= INSTRUCTIONS TO FOLLOW =
Set the listing down unchanged, minus every embedded image.

= COLLECTED DATA =
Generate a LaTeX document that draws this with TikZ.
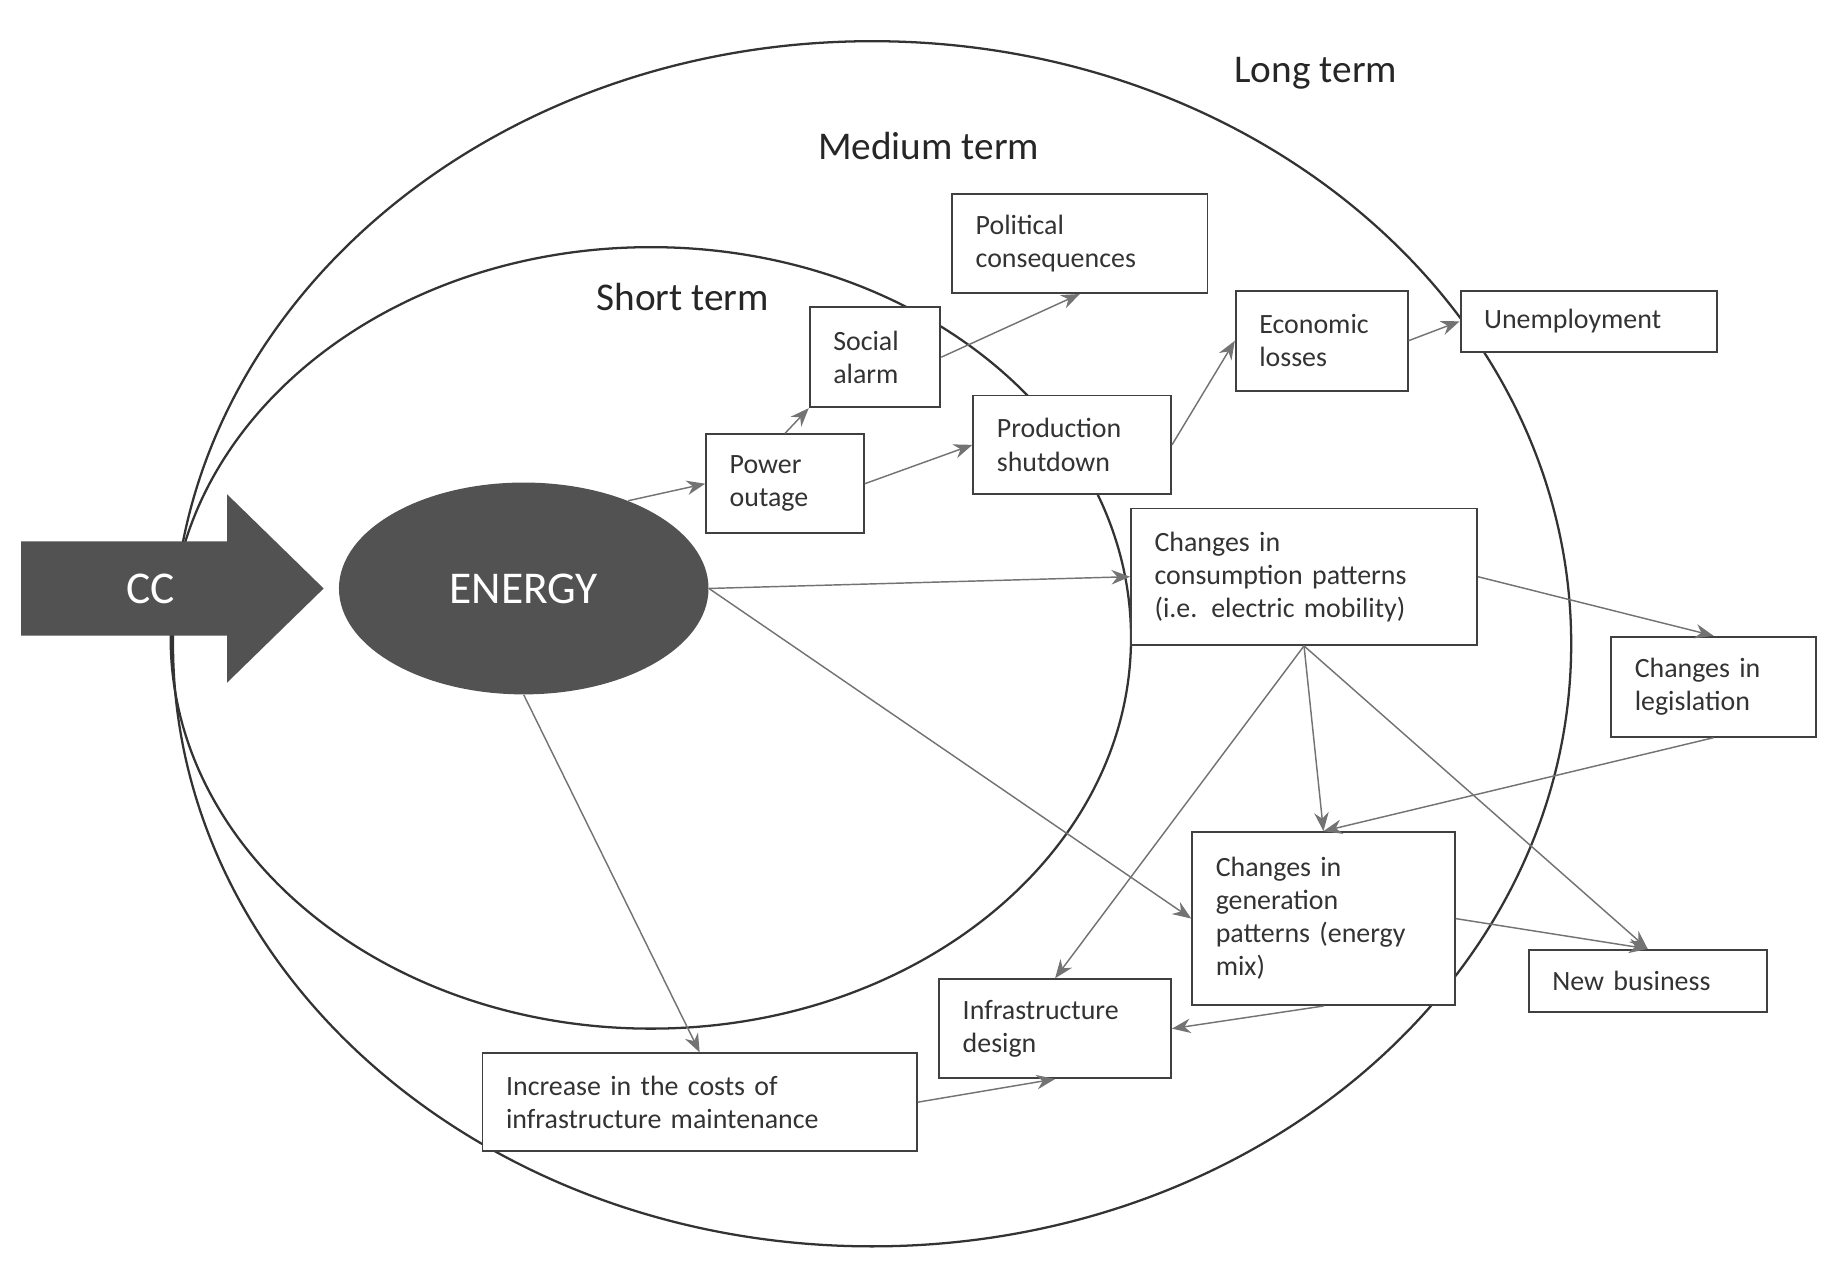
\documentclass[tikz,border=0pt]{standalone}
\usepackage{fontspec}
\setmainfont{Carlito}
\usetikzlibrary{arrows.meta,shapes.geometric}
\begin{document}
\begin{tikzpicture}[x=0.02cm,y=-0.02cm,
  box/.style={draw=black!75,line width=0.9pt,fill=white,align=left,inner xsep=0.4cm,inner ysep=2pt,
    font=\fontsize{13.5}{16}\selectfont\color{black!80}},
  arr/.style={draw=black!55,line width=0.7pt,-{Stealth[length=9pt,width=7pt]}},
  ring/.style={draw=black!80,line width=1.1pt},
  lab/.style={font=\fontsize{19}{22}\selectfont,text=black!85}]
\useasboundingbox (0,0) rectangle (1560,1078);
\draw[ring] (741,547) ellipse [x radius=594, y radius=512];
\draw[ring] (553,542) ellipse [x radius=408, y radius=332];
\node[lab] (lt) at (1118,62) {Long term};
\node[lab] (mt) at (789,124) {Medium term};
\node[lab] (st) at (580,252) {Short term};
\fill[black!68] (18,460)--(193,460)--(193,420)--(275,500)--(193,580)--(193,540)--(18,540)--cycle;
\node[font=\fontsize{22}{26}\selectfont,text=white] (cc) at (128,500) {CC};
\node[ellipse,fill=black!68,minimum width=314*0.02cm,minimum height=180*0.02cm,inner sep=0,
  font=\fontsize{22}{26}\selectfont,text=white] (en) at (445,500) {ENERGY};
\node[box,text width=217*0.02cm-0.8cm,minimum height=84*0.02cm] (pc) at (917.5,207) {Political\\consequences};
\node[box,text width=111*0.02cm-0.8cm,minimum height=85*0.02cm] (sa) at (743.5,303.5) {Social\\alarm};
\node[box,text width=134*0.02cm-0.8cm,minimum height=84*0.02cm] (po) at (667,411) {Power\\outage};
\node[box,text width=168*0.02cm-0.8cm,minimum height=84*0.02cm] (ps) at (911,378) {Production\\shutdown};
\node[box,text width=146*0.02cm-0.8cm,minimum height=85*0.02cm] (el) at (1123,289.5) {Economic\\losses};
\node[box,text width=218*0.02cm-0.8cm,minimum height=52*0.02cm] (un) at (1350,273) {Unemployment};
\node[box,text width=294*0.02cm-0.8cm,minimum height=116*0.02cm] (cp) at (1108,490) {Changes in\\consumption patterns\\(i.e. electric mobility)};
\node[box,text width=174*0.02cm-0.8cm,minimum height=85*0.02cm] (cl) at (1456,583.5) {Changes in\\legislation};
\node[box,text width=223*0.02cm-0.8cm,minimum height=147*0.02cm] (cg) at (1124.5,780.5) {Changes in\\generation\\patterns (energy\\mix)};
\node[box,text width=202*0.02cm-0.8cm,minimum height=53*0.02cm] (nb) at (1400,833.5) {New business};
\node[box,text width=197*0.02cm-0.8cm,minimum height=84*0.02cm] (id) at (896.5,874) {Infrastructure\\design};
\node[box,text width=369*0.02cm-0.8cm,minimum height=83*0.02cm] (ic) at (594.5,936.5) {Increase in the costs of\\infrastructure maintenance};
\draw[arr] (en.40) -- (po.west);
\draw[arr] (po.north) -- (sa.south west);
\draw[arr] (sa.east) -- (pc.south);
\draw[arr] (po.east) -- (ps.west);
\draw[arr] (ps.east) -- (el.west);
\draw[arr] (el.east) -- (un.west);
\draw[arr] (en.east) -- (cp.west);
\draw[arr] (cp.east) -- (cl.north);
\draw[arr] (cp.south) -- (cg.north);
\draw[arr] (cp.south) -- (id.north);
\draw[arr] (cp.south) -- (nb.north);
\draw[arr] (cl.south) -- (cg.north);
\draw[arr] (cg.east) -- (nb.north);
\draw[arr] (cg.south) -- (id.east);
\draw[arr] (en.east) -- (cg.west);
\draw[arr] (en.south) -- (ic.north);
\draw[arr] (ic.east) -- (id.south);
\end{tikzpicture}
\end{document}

= WRITTEN SOLUTION =
Generate a LaTeX document that draws this with TikZ.
\documentclass[tikz,border=0pt]{standalone}
\usepackage{fontspec}
\setmainfont{Carlito}
\usetikzlibrary{arrows.meta,shapes.geometric}
\begin{document}
\begin{tikzpicture}[x=0.02cm,y=-0.02cm,
  box/.style={draw=black!75,line width=0.9pt,fill=white,align=left,inner xsep=0.4cm,inner ysep=2pt,
    font=\fontsize{13.5}{16}\selectfont\color{black!80}},
  arr/.style={draw=black!55,line width=0.7pt,-{Stealth[length=9pt,width=7pt]}},
  ring/.style={draw=black!80,line width=1.1pt},
  lab/.style={font=\fontsize{19}{22}\selectfont,text=black!85}]
\useasboundingbox (0,0) rectangle (1560,1078);
\draw[ring] (741,547) ellipse [x radius=594, y radius=512];
\draw[ring] (553,542) ellipse [x radius=408, y radius=332];
\node[lab] (lt) at (1118,62) {Long term};
\node[lab] (mt) at (789,124) {Medium term};
\node[lab] (st) at (580,252) {Short term};
\fill[black!68] (18,460)--(193,460)--(193,420)--(275,500)--(193,580)--(193,540)--(18,540)--cycle;
\node[font=\fontsize{22}{26}\selectfont,text=white] (cc) at (128,500) {CC};
\node[ellipse,fill=black!68,minimum width=314*0.02cm,minimum height=180*0.02cm,inner sep=0,
  font=\fontsize{22}{26}\selectfont,text=white] (en) at (445,500) {ENERGY};
\node[box,text width=217*0.02cm-0.8cm,minimum height=84*0.02cm] (pc) at (917.5,207) {Political\\consequences};
\node[box,text width=111*0.02cm-0.8cm,minimum height=85*0.02cm] (sa) at (743.5,303.5) {Social\\alarm};
\node[box,text width=134*0.02cm-0.8cm,minimum height=84*0.02cm] (po) at (667,411) {Power\\outage};
\node[box,text width=168*0.02cm-0.8cm,minimum height=84*0.02cm] (ps) at (911,378) {Production\\shutdown};
\node[box,text width=146*0.02cm-0.8cm,minimum height=85*0.02cm] (el) at (1123,289.5) {Economic\\losses};
\node[box,text width=218*0.02cm-0.8cm,minimum height=52*0.02cm] (un) at (1350,273) {Unemployment};
\node[box,text width=294*0.02cm-0.8cm,minimum height=116*0.02cm] (cp) at (1108,490) {Changes in\\consumption patterns\\(i.e. electric mobility)};
\node[box,text width=174*0.02cm-0.8cm,minimum height=85*0.02cm] (cl) at (1456,583.5) {Changes in\\legislation};
\node[box,text width=223*0.02cm-0.8cm,minimum height=147*0.02cm] (cg) at (1124.5,780.5) {Changes in\\generation\\patterns (energy\\mix)};
\node[box,text width=202*0.02cm-0.8cm,minimum height=53*0.02cm] (nb) at (1400,833.5) {New business};
\node[box,text width=197*0.02cm-0.8cm,minimum height=84*0.02cm] (id) at (896.5,874) {Infrastructure\\design};
\node[box,text width=369*0.02cm-0.8cm,minimum height=83*0.02cm] (ic) at (594.5,936.5) {Increase in the costs of\\infrastructure maintenance};
\draw[arr] (en.40) -- (po.west);
\draw[arr] (po.north) -- (sa.south west);
\draw[arr] (sa.east) -- (pc.south);
\draw[arr] (po.east) -- (ps.west);
\draw[arr] (ps.east) -- (el.west);
\draw[arr] (el.east) -- (un.west);
\draw[arr] (en.east) -- (cp.west);
\draw[arr] (cp.east) -- (cl.north);
\draw[arr] (cp.south) -- (cg.north);
\draw[arr] (cp.south) -- (id.north);
\draw[arr] (cp.south) -- (nb.north);
\draw[arr] (cl.south) -- (cg.north);
\draw[arr] (cg.east) -- (nb.north);
\draw[arr] (cg.south) -- (id.east);
\draw[arr] (en.east) -- (cg.west);
\draw[arr] (en.south) -- (ic.north);
\draw[arr] (ic.east) -- (id.south);
\end{tikzpicture}
\end{document}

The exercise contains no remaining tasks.